▸ **SUPPLIED RECORDS**

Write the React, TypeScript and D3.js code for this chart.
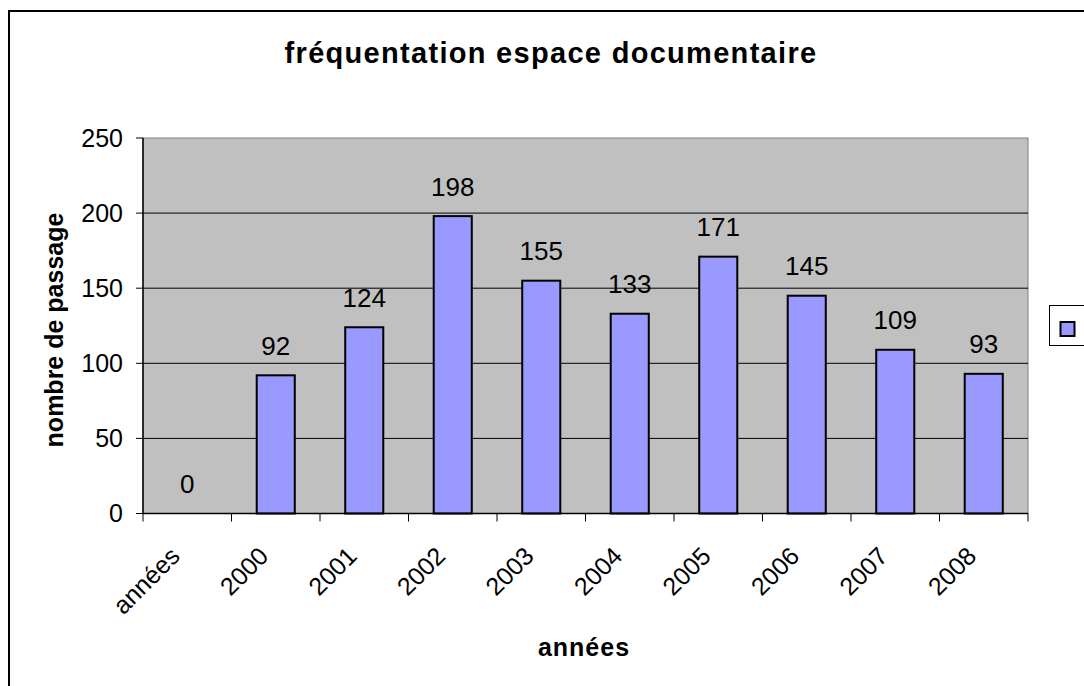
* * *
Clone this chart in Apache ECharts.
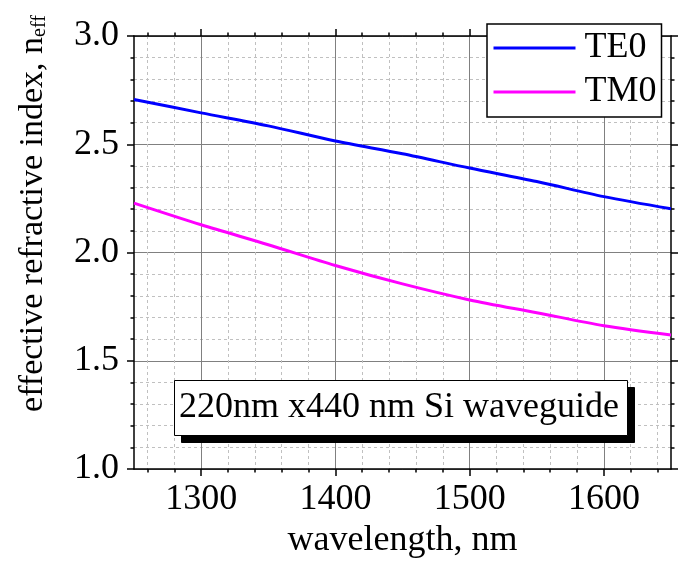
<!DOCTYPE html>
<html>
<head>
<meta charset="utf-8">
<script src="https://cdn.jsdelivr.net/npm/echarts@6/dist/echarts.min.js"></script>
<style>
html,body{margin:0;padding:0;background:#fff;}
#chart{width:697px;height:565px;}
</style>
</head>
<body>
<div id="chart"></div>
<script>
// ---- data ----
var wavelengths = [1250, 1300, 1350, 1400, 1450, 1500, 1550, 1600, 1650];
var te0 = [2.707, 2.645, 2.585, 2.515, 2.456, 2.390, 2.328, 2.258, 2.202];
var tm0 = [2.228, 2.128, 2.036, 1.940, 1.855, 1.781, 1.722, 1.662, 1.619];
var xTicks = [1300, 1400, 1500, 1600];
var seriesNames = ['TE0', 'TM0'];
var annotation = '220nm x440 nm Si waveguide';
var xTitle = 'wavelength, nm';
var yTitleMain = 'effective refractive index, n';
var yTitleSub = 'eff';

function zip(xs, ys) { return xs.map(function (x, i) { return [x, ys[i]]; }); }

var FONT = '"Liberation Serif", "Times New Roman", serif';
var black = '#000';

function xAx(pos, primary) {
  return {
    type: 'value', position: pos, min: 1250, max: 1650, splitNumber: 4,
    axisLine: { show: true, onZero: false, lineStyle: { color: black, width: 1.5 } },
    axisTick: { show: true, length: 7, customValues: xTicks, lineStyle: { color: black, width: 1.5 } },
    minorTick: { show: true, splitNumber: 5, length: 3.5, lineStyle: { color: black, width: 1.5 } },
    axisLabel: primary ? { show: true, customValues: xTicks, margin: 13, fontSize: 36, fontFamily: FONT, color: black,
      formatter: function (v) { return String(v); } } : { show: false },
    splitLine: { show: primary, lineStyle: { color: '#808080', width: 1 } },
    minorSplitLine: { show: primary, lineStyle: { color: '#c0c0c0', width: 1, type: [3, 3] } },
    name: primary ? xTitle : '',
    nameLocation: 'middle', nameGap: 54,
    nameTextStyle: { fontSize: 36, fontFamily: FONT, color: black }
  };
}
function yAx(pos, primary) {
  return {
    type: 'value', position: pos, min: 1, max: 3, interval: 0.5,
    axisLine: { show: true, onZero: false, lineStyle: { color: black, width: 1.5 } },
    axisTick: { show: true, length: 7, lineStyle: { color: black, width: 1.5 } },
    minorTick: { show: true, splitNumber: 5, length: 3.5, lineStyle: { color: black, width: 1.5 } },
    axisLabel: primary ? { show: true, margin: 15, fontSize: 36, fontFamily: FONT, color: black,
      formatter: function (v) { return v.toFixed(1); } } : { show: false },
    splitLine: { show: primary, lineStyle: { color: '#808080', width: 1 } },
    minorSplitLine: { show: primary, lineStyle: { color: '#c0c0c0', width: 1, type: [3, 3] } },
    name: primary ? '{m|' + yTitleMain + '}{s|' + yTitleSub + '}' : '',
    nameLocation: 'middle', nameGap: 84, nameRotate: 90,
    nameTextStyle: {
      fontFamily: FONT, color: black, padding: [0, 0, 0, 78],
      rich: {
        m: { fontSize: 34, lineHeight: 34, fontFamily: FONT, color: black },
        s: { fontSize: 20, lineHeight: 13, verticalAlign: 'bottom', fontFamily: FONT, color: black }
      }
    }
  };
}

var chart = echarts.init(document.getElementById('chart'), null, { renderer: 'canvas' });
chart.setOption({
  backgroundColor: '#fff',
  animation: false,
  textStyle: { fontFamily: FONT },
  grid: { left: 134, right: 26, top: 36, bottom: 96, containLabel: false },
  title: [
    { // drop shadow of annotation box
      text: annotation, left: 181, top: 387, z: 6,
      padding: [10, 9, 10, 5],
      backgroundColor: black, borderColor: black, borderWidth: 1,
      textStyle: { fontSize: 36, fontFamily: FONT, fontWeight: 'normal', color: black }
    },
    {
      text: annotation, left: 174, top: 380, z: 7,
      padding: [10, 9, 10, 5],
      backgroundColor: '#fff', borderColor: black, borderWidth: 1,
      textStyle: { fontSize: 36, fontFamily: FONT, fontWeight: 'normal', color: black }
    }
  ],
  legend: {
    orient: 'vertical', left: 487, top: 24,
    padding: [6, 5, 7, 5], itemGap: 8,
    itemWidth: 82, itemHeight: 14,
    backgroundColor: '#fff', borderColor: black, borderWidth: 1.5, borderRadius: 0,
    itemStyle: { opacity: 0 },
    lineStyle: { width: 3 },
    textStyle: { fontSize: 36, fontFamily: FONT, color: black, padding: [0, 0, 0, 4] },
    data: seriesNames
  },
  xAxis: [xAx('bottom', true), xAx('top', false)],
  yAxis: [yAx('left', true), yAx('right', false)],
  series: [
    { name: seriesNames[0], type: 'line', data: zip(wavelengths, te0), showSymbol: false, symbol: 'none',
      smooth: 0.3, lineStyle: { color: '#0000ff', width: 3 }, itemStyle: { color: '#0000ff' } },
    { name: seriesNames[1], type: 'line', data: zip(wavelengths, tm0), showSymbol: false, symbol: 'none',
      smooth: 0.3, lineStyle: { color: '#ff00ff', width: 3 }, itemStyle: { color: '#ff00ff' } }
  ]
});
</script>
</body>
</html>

▸ **WHAT NEEDS TO BE DONE**
Which lines hold the word "this"? Return all of them from the records above.

▸ **COMPLETE RESPONSE**
Write the React, TypeScript and D3.js code for this chart.
Clone this chart in Apache ECharts.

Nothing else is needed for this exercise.